While Jerry Moyes, chairman and CEO of Swift, Phoenix, agrees natural gas improves overall cost efficiencies, he is not completely sold on the overall value.

“We’re being asked to pay $100,000 extra for these trucks,” he said, noting that the reduced torque and fairly common engine technology doesn’t justify the cost, especially considering how frequently Swift turns over its fleet.

“We run 16,000 trucks and trade them every four years. We’ve got to know what the resale value is. It’s a big unknown,” he said.

Poor infrastructure is another apprehension for executives.

Throughout the conference, the lack of refueling options on long-distance routes was emphasized — which could drastically cut operating range — as well as the cost of installation, which can range from $1 million for a simple auto-fill station to $10 million for an eight-lane CNG station, by some estimates.

Lynden, Anchorage, Alaska, is yet to try natural gas in its trucks, but Anna Deal, head of the company’s green initiatives, said it is an attractive possibility, citing that it is a cleaner-burning fuel.

In a project between Lynden and the National Energy Policy Institute, Tulsa, Okla., Lynden found such pros as a minimum of about 70,000 miles per truck per year would yield a 20% return on investment and barriers that included the additional weight of fuel tanks that detract from payload and revenue.

“The question is: When do the savings from the less-expensive natural gas outweigh all of the disadvantages?” Deal asked.

Separately, Fred Krupp, president of the Environmental Defense Fund, agreed that “natural gas could be the opportunity we’re all looking for, but there are some big questions that need to be addressed first.”

In particular, he said a lack of adequate data about the amount of greenhouse-gas leakage from wells and pipelines during natural-gas production makes the large investment needed for motor carriers to retool their fleets a “high-risk proposition.”

Those methane escapes should be limited to less than 1% of the natural gas produced, Krupp said.

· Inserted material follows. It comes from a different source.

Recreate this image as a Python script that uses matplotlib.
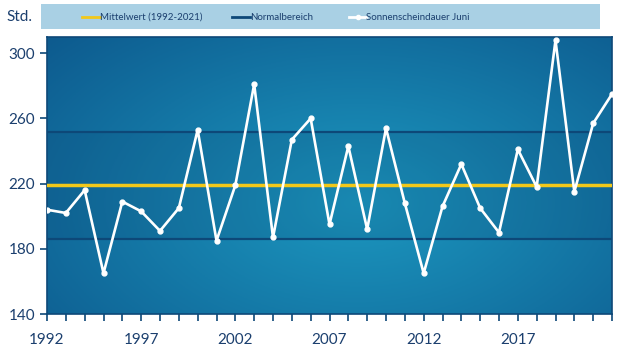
import numpy as np
import matplotlib.pyplot as plt
from matplotlib.lines import Line2D
from matplotlib.patches import Rectangle

plt.rcParams['font.family'] = ['Lato', 'DejaVu Sans']

years = list(range(1992, 2023))
sunshine = [204, 202, 216, 165, 209, 203, 191, 205, 253, 185,
            219, 281, 187, 247, 260, 195, 243, 192, 254, 208,
            165, 206, 232, 205, 190, 241, 218, 308, 215, 257, 275]
mean_value = 219
normal_low = 186
normal_high = 252
x_labels = [1992, 1997, 2002, 2007, 2012, 2017]
y_ticks = [140, 180, 220, 260, 300]

label_col = '#1b3f6e'

fig = plt.figure(figsize=(6.32, 3.55), dpi=100)
fig.patch.set_facecolor('white')
ax = fig.add_axes([47/632, 41/355, 565/632, 277/355])

# background gradient, lighter towards the middle / lower right
nx, ny = 200, 120
gx, gy = np.meshgrid(np.linspace(0, 1, nx), np.linspace(0, 1, ny))
r = np.sqrt(((gx - 0.55) / 0.75) ** 2 + ((gy - 0.4) / 0.9) ** 2)
t = np.clip(1 - r, 0, 1) ** 1.0
c_edge = np.array([0x0d, 0x5a, 0x8e]) / 255
c_mid = np.array([0x1c, 0x98, 0xc0]) / 255
img = c_edge[None, None, :] * (1 - t[..., None]) + c_mid[None, None, :] * t[..., None]
ax.imshow(img, extent=[years[0], years[-1], 140, 310], aspect='auto',
          origin='lower', zorder=0)

ax.axhspan(normal_low, normal_high, color='#0a3560', alpha=0.15, lw=0, zorder=1)
ax.axhline(normal_low, color='#0d4878', lw=1.6, zorder=2)
ax.axhline(normal_high, color='#0d4878', lw=1.6, zorder=2)
ax.axhline(mean_value, color='#f2c81a', lw=2.5, zorder=3)
ax.plot(years, sunshine, color='white', lw=1.9, marker='o', ms=3.5, zorder=4)

ax.set_xlim(years[0], years[-1])
ax.set_ylim(140, 310)
ax.set_xticks(years)
ax.set_xticklabels([str(y) if y in x_labels else '' for y in years])
ax.set_yticks(y_ticks)
for s in ax.spines.values():
    s.set_color('#0d4878')
    s.set_linewidth(1.2)
ax.tick_params(axis='both', colors='#0d4878', labelcolor=label_col,
               labelsize=11, length=5, width=1.2)
ax.tick_params(axis='x', pad=9)

# legend bar
fig.patches.append(Rectangle((41/632, (355-29)/355), 559/632, 25/355,
                             transform=fig.transFigure, facecolor='#a9d0e4',
                             edgecolor='none', zorder=0))
ly = (355-17)/355
fig.lines.append(Line2D([82/632, 100/632], [ly, ly], transform=fig.transFigure,
                        color='#f2c81a', lw=2))
fig.lines.append(Line2D([232/632, 250/632], [ly, ly], transform=fig.transFigure,
                        color='#0d4878', lw=2))
fig.lines.append(Line2D([349/632, 357.5/632, 366/632], [ly, ly, ly],
                        transform=fig.transFigure, color='white', lw=2,
                        marker='o', ms=3, markevery=[1]))
fig.text(100/632, ly, 'Mittelwert (1992-2021)', fontsize=7, color=label_col, va='center')
fig.text(250/632, ly, 'Normalbereich', fontsize=7, color=label_col, va='center')
fig.text(366/632, ly, 'Sonnenscheindauer Juni', fontsize=7, color=label_col, va='center')
fig.text(6/632, ly, 'Std.', fontsize=11, color=label_col, va='center')

fig.savefig('out.png', dpi=100)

“Until we have assurance that we’re at 1%, or can see a clear way that we’re going to be there soon, we can’t endorse moving forward with natural gas,” Krupp said.

“None of us want to go down an expensive ride on a dead-end street.”

In addition to environmental concerns, there also are potential safety issues, said David Hill, vice president of natural gas economy operations for Encana Corp., a Canadian natural gas producer.

Training of drivers for handling natural gas fuels is essential, Hill said. Natural gas is potentially flammable when spilled, but harder to ignite. However, because it is odorless, the primary danger is asphyxiation, Hill said. And, Hill said no flip-flops for drivers — it will burn or freeze the skin on contact.